Last week, WH Ireland raised GBP1.1 million in a share placing to strengthen its balance sheet in the wake of the regulatory fine. On top of being fined, WH Ireland was barred from taking on new clients in its corporate broking division for 72 days.

The UK's Financial Conduct Authority said last week that WH Ireland failed to ensure it had the proper systems and controls in place to prevent market abuse being detected or occurring. The failings took place between January 1 and June 19, 2013.

On Monday, Chairman Tim Steel said that WH Ireland "has undergone significant change in every aspect of its business" since the period of the failures.

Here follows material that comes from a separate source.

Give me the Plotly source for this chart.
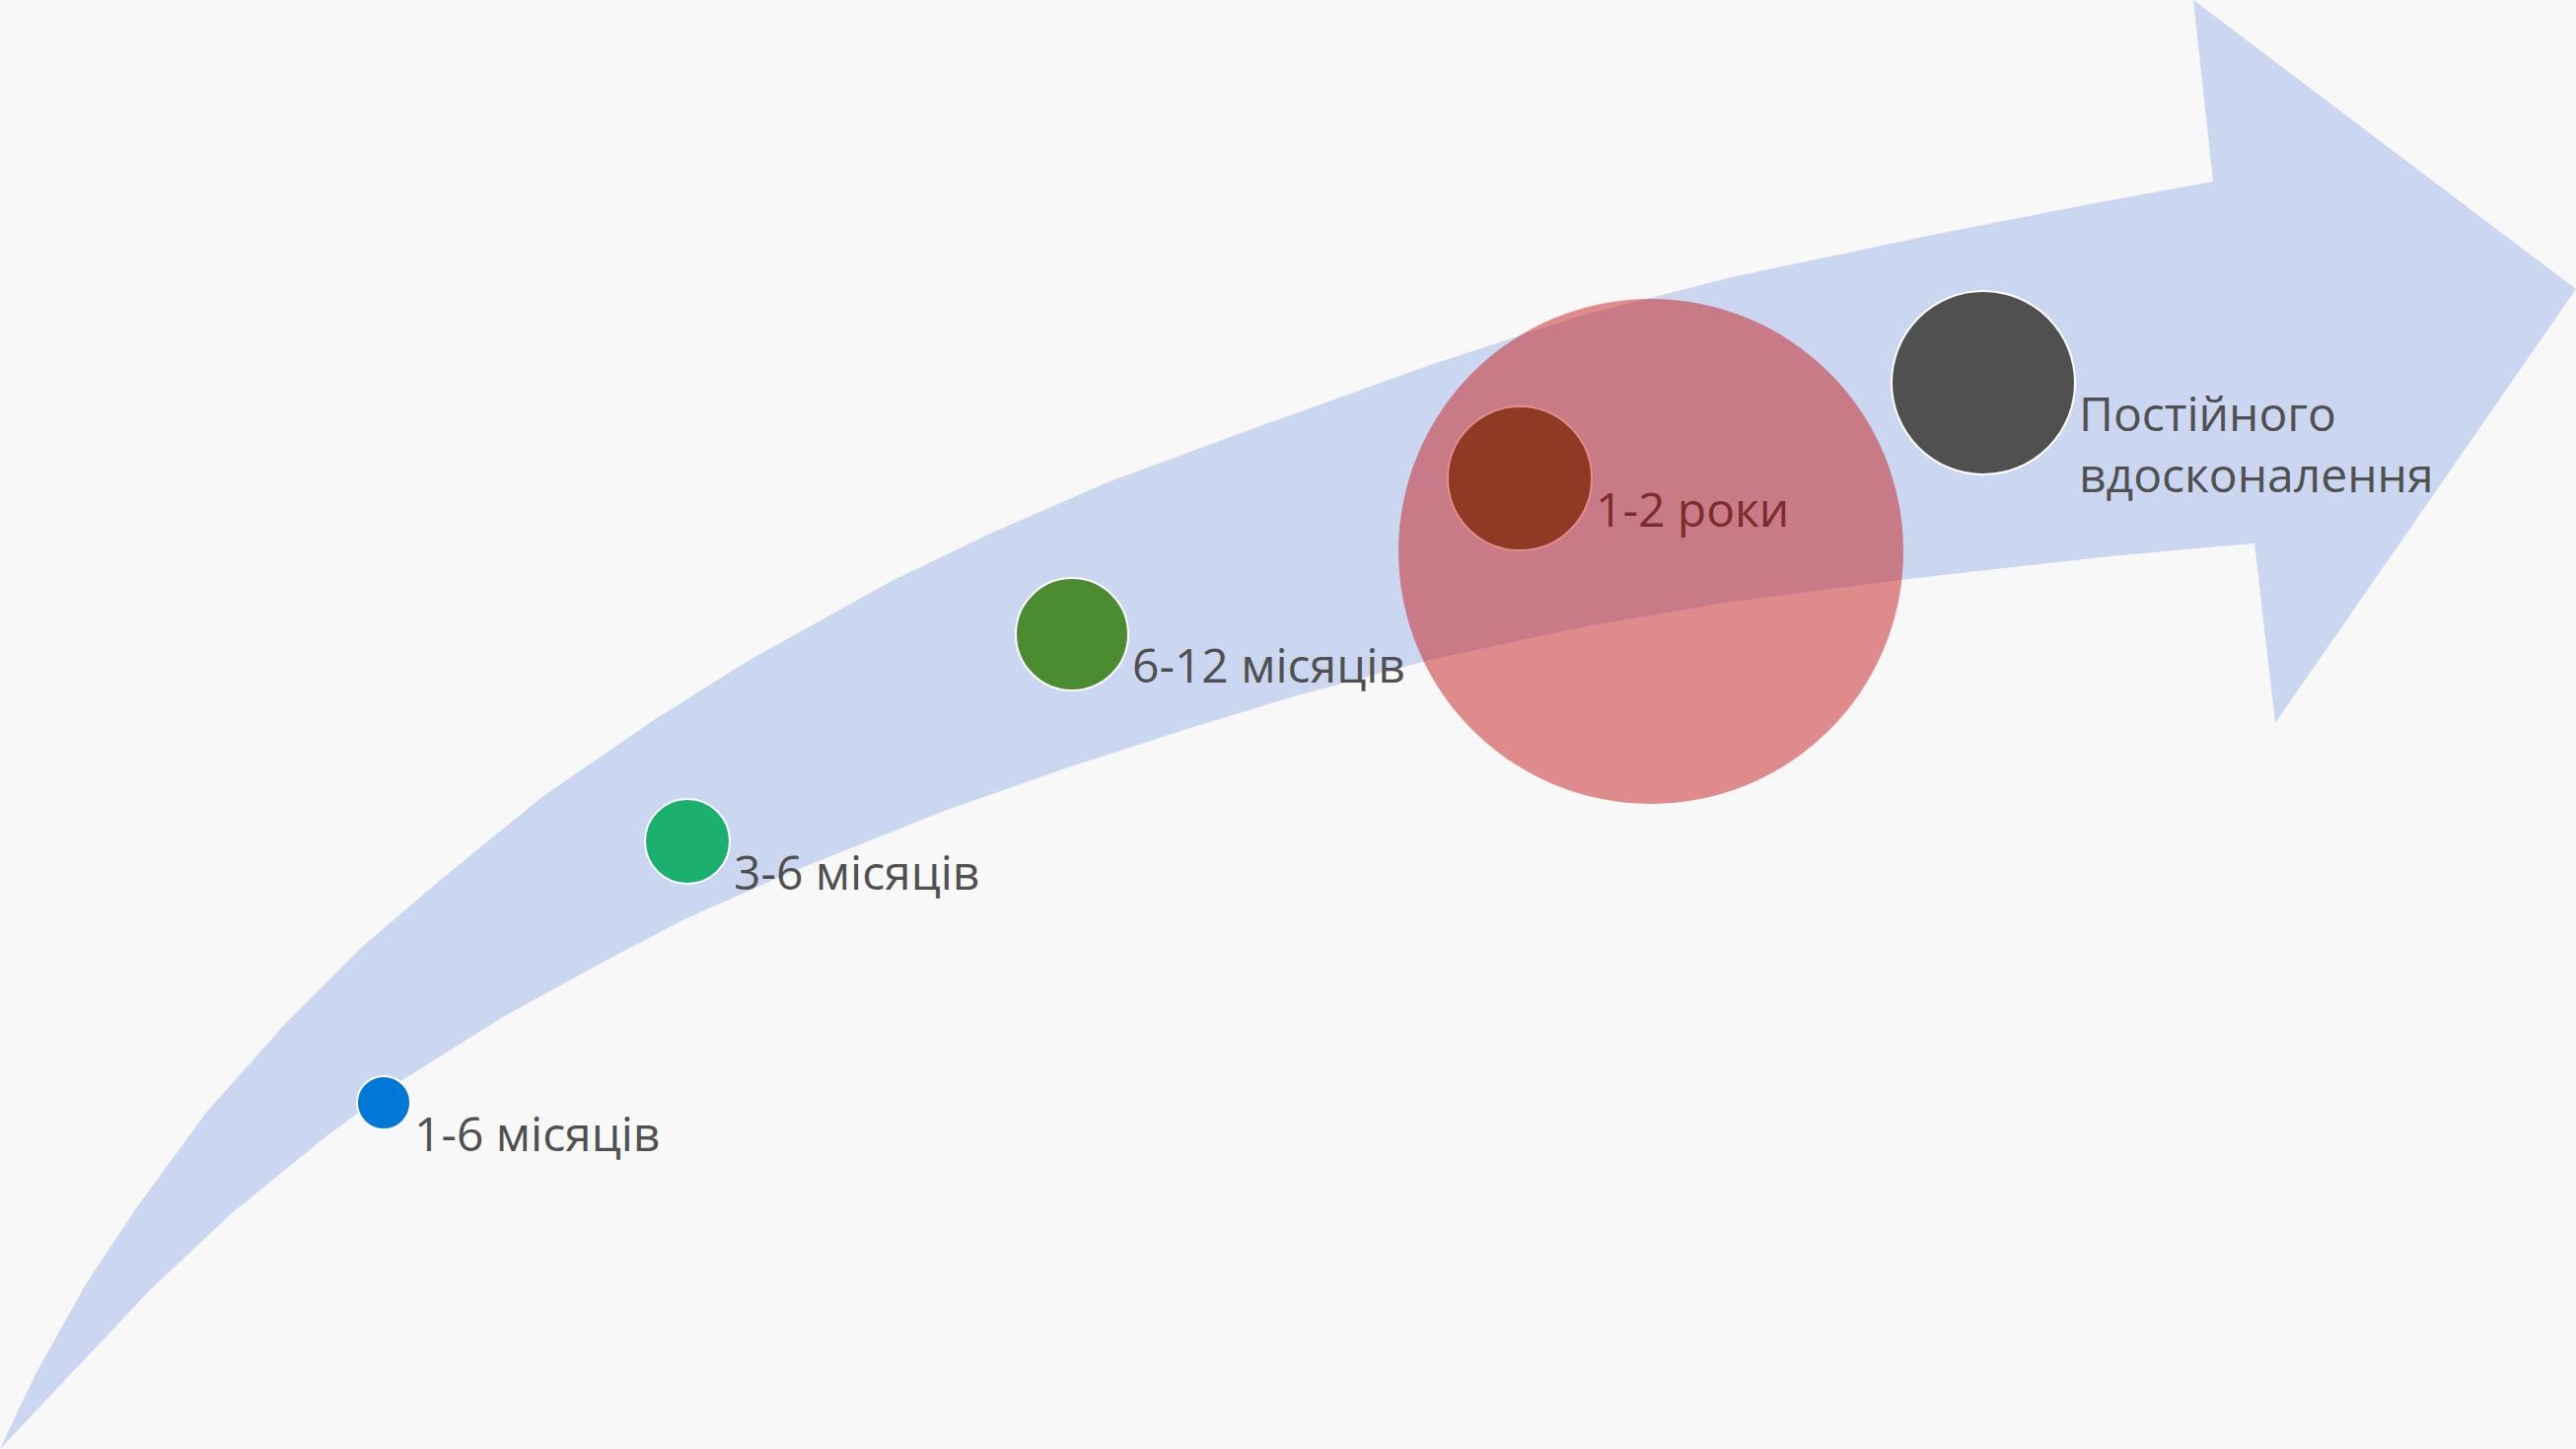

Chief Executive Officer Richard Killingbeck said the company had a "good set of results" in the year ended November 30. Assets under management in the company's private wealth arm rose by 1.8% to GBP2.52 billion on a like for like basis over the course of the year, with discretionary assets up 6.2% at GBP767.0 million.

The group's corporate broking arm's client list grew to 98 from 93, and WH Ireland said a further three corporate clients have been added since November 30, Caretech, Fastjet and Solid State.

"The past year will be remembered for the relative strength of the first half of the year against a backdrop of strong equity markets, as opposed to the second half, where weaker and more volatile markets have witnessed the ebbing of investor confidence. The fourth quarter of the year was particularly quiet within our corporate broking division," Killingbeck said.

"Looking ahead, our target remains to reach a 50% level of recurring revenue across the group (compared with 36% in 2015). A lot of the work and success achieved during this past year should result in a further increase in this figure during 2016 towards our target, and as in past years I hope to be able to report that both divisions have contributed to this growth," Killingbeck added.

Meanwhile, the company named Jonathan Carey, former group executive deputy chairman at Jupiter Fund Management PLC, as a non-executive director.

Shares in WH Ireland were up 3.2% at 96.99p on Monday early morning.